Creating an Alert Rule¶
There are multiple methods to create an alert rule. One approach is to access any App report, hover over a chart, and click on the small alert icon that appears at the top. This action will prompt a 'Create Alert Rule' dialog, automatically populating properties such as filtering and grouping based on the settings applied within that specific chart.
Alternatively, you can create an alert rule by navigating to any App report and clicking on the alert icon in the actions menu at the top of the report.
Additionally, you have the option to access the Alerts page through the left menu panel and select '+ New Alert Rule' from the dropdown menu located at the top right of the screen.
Alert Metric Tab¶
If you open the Create Alert Rule page from a specific App, that particular App will be automatically selected by default in the dialog. Next to the App selection, you'll find a dropdown where you can choose one or multiple metrics you wish to receive alerts for.
Transformation¶
Transformations are used to modify metrics using mathematical expressions and functions. For example, imagine you want to get alerted when both request.size
and response.size
together exceed some threshold or become anomalous. You would then transform them into a single dataseries by using an expression like this:
request.size + response.size
And then you would create an alert on this new data series.
Read about Transformations to learn more about transformations, functions, and expressions used to perform transformations.
Filter by¶
The Filter section is used to define criteria that will trigger an alert only when specific conditions are met.
Suppose you collect data from multiple hosts but you'd like to create an alert for a specific host only.
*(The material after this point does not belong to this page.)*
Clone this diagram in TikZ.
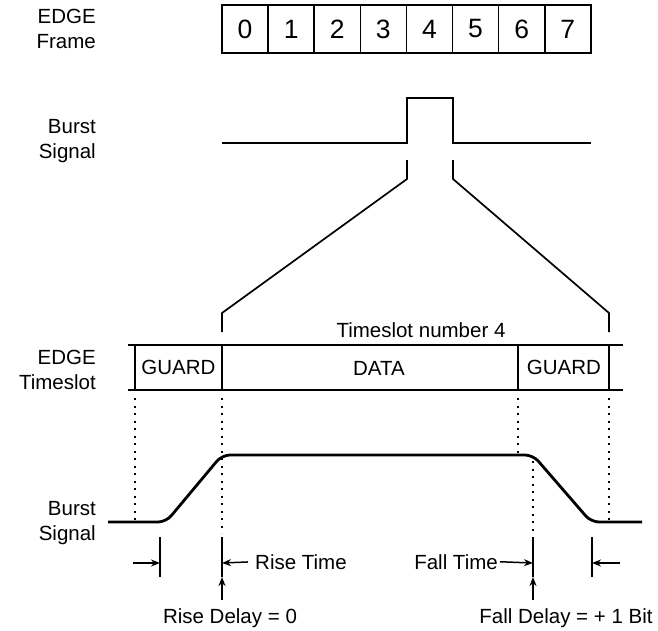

You would choose tag name os.host
and single value host-x
.
Group by¶
In the Group by section you choose what data series to group on. For example, if you choose the os.host
tag and for the aggregation in Aggregation
field you choose all separately
the alert will trigger for each host separately.
Rollup by¶
Data points sent to Sematext Cloud have a time label. If a metric is updated every 10 seconds, and you are looking at a 24-hour time range, you need 14,400 points to display all data points. Rollup by is a function used to group data points in time buckets. So the metrics coming in within the specified time window of the alert (which is set in the condition tab) will be aggregated by the selected function in this section.
Refer to Rollup By to learn more.
Alert Condition Tab¶
This is where you select the alert type and the priority. If you select threshold type alert then you need to enter the threshold value to trigger an alert and specify a time window.
Ignore regularly occuring spikes and dips¶
We look at historical data and try to decide if an alert fits the regular stream of spikes and dips in metrics. If it does, we won't interrupt you with notifications. Based on the filter combination we find all previous spikes and dips from the past. We split them into group-by values (+-5% we assume as the same), find LCM (least common multiple) in the groups. This means we're trying to include the current value into our LCM groups to check if it fits any of them or not. If it fits, we assume this is a regular event and ignore it.
Meta Data¶
Meta Data tab lets you enter alert details such as alert name, description, runbook.
Runbook¶
Runbook serves as a detailed guide outlining procedures, recommended actions, and best practices to follow when an alert is triggered. This ensures a standardized and efficient approach in managing routine operations, handling system updates, addressing issues, and promptly restoring services upon alert activation. Runbook provides efficient management of actions to be taken when specific alerts are triggered.
Notifications¶
The Notification tab enables you to designate recipients for alert notifications (see alert recipients). You can configure settings to limit the frequency of alerts within a specified time frame. Additionally, if you toggle on the 'Use Account-Default Notification Hooks', the account default hooks will be automatically set as recipients for the alert.
Schedule¶
This tab is used to set a detailed weekly schedule when notifications will be active. Default is always active. Thus, if you specify e.g. Monday 09:00 - 17:00 interval then on Mondays you will receive notifications for any alerts that are triggeed between 9 AM and 5 PM, and on Mondays you will not receive notifications for any alerts outside that time period. See Alert Scheduling for more details.